Chociaż jasne jest, że pomiędzy państwami NATO i Rosją nie toczy się jeszcze otwarta wojna, jednak Rosjanie często zdają się o tym zapominać. Ich znakiem rozpoznawczym stało się już naruszanie przestrzeni powietrznej obcych państw, a gdy te kierują skargi i protesty, wschodni dyplomaci nabierają wody w usta.
Rosjanie bezkarnie już nie wlecą do kraju
Do naruszania przestrzeni powietrznej państw NATO najczęściej dochodzi w trakcie zmasowanych ataków na ukraińskie miasta, a efektem tych działań jest między innymi podrywanie dyżurujących myśliwców i pilnowanie nieba.
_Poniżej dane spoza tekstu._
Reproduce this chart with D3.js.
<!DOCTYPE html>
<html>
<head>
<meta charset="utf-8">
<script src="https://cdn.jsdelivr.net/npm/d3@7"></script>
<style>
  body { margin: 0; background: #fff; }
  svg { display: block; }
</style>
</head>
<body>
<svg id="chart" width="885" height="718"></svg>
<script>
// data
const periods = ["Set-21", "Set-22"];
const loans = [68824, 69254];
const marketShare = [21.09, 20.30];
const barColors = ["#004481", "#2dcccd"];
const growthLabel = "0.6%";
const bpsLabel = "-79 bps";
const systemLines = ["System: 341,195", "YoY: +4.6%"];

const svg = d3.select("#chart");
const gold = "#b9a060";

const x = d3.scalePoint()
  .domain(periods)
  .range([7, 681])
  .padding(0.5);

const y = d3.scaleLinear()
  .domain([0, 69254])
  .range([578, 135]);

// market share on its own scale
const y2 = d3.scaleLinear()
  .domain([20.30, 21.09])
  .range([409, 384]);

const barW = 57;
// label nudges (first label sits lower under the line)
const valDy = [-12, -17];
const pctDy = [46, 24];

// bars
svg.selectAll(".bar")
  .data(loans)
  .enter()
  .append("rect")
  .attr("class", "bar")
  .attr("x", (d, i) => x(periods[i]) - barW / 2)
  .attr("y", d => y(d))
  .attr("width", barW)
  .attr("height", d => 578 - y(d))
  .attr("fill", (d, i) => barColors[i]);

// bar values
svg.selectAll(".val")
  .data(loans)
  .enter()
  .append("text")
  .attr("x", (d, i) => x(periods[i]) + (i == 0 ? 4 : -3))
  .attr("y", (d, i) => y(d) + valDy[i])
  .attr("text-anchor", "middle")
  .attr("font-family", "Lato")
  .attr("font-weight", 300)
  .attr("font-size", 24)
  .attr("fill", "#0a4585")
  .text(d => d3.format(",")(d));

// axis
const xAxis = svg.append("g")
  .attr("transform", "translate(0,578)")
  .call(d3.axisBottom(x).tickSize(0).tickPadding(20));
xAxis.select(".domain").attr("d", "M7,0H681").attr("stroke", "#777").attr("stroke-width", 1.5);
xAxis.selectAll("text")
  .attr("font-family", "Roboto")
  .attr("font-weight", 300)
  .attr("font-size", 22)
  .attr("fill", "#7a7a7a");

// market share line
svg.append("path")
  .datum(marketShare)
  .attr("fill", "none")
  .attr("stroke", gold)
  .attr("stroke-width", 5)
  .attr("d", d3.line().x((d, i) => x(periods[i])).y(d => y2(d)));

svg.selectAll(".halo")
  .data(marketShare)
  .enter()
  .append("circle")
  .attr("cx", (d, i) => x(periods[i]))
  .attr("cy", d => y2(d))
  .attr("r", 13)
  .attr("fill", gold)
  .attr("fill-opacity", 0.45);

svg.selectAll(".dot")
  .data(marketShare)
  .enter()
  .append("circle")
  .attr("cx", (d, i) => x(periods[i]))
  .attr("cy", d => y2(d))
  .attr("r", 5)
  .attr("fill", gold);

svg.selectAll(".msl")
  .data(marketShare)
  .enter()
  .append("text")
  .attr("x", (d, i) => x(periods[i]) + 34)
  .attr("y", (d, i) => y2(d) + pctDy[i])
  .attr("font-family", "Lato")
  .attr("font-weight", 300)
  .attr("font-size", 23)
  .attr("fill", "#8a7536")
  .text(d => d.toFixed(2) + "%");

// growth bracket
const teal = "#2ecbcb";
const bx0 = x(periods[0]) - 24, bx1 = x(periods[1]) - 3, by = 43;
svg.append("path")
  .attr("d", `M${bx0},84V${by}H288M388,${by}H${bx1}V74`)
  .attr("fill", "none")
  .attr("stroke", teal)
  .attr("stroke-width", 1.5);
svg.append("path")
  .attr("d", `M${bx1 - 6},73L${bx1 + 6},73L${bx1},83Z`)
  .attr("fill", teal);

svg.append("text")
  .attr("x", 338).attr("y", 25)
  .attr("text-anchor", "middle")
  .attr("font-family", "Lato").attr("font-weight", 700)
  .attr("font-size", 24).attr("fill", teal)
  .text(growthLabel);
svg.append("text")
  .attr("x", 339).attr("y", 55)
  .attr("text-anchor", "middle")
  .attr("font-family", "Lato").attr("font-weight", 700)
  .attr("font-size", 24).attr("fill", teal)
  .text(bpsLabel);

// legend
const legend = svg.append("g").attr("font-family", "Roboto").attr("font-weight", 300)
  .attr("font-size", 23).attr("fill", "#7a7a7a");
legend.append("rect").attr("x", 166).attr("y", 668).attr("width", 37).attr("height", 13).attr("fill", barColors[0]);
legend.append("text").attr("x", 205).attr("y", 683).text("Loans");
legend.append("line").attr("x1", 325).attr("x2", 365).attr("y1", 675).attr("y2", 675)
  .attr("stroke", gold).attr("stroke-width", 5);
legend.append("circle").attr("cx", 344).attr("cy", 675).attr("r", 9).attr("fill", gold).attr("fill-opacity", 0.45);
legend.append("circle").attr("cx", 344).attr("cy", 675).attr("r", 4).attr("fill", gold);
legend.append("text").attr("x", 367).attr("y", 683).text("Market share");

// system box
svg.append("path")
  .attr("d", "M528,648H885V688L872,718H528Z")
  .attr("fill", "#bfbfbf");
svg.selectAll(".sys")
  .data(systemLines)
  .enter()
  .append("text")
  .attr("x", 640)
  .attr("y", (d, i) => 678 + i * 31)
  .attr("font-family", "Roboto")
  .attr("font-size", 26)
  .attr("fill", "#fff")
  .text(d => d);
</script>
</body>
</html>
A chociaż do Polski rosyjskie drony tak często nie zaglądają, to za to w Rumunii stało się to już normą. Jesienią ubiegłego roku kilka z nich wleciało na rumuńskie niebo, a zaledwie przed miesiącem jeden rozbił się już na terenie Rumunii. Dlatego kraj ten zareagował i to stanowczo, przyjmując we środę ustawę, która pozwoli niszczyć takie obce bezzałogowce.
Uchwalona przez Senat większością 81 głosów (przy 12 przeciw) ustawa zakłada, że wrogiego drona będzie można nie tylko zestrzelić, ale także odpowiednie służby będą mogły przejąć nad nim kontrolę. I to bez patrzenia się na to, jak zareaguje jego właściciel, czyli Rosja. W ocenie rumuńskich wojskowych, odpowiedzialność za strącanie niechcianych maszyn spadnie najpewniej na dowódców niższego szczebla.
- Zazwyczaj w takich sytuacjach chodzi o dowódców, którzy są na misji w danym rejonie. Powinni mieć prawo do wydania rozkazu ostrzału dronów, które bez zezwolenia wlatują w przestrzeń powietrzną Rumunii. Miejmy nadzieję, że dzięki rozkazom, które zostaną wydane na podstawie prawa, akcja zostanie przeprowadzona w bardzo krótkim czasie, ponieważ nie ma się zbyt wiele czasu na wykonanie misji – powiedział w rozmowie z Romania Journal generał Virgil Bălăceanu, były dowódca Wielonarodowej Brygady Seebrig.
Polska też będzie strzelać do rosyjskich dronów?
Zanim jeszcze Rumuni zabrali się do uchwalania nowego prawa, podobne dyskusje toczyły się już w Polsce, a wielu komentatorów było za tym, aby podobne przepisy wprowadzić także u nas. Pojawiał się jednak problem, jak rozpoznać, że w naszą przestrzeń wleciał bezzałogowiec, co na podstawie jedynie odczytów radarowych może być trudne. Dlatego też w sytuacjach zagrożenia wzywane są myśliwce i to pilot na własne oczy musi ocenić, czy mamy do czynienia z dronem, rakietą, czy może z małym samolotem cywilnym.
W grudniu jednak także u nas zabrano się za grzebanie w prawie lotniczym, a Sejm opracował poprawki, na mocy których odpowiednie służby, w tym wojsko, mają dostać uprawnienia do niszczenia, bądź unieruchamiania wrogich dronów. Możliwe ma być to w sytuacji, kiedy obiekt taki zagraża zdrowiu lub życiu mieszkańców, albo niebezpiecznie zbliża się do jakiegoś chronionego obiektu.